------ MATERIAL ------
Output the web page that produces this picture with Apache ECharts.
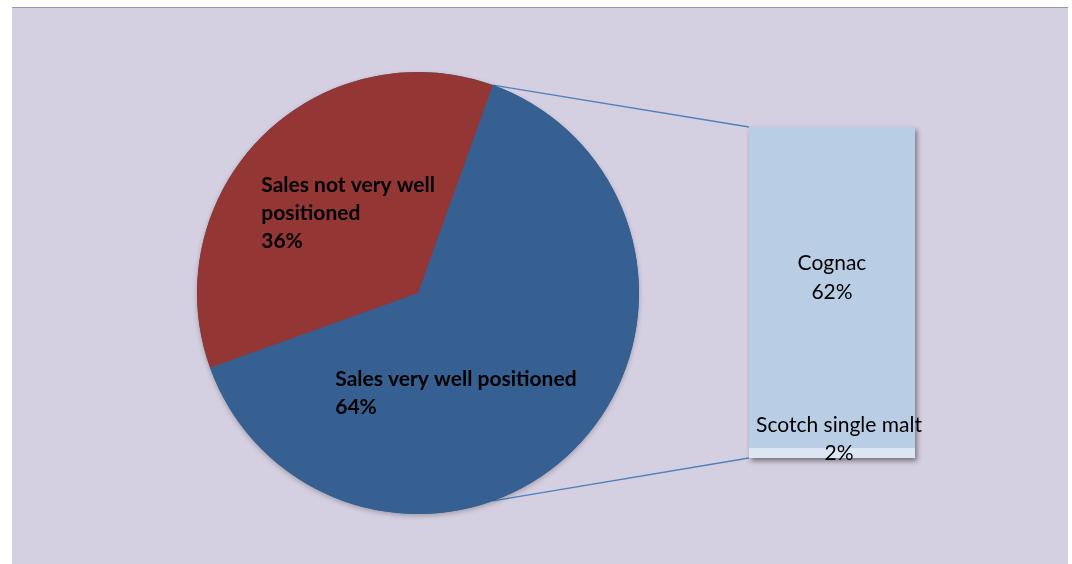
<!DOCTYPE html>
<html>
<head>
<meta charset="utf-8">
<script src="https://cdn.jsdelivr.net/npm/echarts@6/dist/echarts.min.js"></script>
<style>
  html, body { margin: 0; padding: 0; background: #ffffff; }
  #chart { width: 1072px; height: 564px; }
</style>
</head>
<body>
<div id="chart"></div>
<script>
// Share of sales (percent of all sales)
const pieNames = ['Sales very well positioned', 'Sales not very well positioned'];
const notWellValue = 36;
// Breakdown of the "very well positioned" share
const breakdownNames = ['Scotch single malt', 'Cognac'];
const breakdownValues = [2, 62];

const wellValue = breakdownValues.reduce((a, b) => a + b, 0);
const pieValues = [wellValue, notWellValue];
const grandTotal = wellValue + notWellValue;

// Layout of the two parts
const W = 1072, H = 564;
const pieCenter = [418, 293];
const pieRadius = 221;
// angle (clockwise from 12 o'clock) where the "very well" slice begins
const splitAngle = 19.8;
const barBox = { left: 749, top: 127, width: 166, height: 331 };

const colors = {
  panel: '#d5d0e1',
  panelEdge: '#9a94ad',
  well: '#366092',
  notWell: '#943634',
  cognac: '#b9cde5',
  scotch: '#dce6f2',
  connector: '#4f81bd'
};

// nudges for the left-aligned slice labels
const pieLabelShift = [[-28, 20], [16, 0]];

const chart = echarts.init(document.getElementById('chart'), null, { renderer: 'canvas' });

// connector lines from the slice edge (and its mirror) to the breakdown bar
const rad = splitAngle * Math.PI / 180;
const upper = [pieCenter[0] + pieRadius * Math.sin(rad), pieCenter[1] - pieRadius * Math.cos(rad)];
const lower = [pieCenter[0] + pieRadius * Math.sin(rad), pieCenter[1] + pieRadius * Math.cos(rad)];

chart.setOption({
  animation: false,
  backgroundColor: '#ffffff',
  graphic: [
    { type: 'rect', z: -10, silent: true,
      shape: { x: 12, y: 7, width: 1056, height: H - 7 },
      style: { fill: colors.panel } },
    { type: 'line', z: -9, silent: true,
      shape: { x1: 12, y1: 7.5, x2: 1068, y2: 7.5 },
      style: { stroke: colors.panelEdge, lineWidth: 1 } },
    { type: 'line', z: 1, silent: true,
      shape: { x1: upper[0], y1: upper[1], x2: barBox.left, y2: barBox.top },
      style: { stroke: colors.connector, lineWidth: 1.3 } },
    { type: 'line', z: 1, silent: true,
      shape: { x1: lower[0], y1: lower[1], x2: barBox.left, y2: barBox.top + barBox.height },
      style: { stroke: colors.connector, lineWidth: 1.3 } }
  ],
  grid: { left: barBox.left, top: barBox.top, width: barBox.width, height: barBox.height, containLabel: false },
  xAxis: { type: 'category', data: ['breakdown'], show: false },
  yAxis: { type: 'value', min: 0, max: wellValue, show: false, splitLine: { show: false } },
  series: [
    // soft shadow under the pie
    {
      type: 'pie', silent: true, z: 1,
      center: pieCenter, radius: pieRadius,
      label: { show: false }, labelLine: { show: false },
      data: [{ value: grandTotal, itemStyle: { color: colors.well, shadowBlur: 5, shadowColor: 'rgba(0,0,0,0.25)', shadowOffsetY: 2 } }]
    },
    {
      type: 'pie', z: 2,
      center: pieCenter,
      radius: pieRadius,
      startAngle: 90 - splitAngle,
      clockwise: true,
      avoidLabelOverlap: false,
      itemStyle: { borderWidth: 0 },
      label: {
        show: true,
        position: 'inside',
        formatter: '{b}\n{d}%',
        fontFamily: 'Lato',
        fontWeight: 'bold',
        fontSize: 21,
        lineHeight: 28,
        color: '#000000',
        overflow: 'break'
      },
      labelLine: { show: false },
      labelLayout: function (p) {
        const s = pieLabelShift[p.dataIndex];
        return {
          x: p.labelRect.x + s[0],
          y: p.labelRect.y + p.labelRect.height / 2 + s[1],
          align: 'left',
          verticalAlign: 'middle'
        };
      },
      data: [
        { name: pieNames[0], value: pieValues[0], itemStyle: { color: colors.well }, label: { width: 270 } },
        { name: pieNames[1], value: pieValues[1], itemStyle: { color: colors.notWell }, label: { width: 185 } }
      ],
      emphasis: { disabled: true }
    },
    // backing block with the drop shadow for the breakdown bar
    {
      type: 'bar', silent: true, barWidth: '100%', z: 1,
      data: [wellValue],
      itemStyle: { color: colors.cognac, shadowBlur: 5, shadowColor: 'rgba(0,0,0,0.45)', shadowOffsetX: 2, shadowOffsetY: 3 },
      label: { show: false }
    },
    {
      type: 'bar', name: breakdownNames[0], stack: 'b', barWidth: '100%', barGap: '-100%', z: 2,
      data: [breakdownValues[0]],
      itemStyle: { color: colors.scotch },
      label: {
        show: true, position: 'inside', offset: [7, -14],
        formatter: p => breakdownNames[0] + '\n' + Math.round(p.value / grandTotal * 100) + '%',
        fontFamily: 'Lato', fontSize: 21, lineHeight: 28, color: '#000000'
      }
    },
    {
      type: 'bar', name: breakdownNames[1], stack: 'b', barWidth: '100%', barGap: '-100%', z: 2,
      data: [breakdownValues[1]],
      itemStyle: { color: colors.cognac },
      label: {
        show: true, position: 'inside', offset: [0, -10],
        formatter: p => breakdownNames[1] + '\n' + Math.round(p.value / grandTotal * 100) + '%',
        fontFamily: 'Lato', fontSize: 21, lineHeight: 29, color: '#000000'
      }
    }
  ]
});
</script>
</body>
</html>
------
## TASK REQUIREMENTS:
Copy every line in the listing above where the string "with" turns up.

## RESULT:
Output the web page that produces this picture with Apache ECharts.
    // backing block with the drop shadow for the breakdown bar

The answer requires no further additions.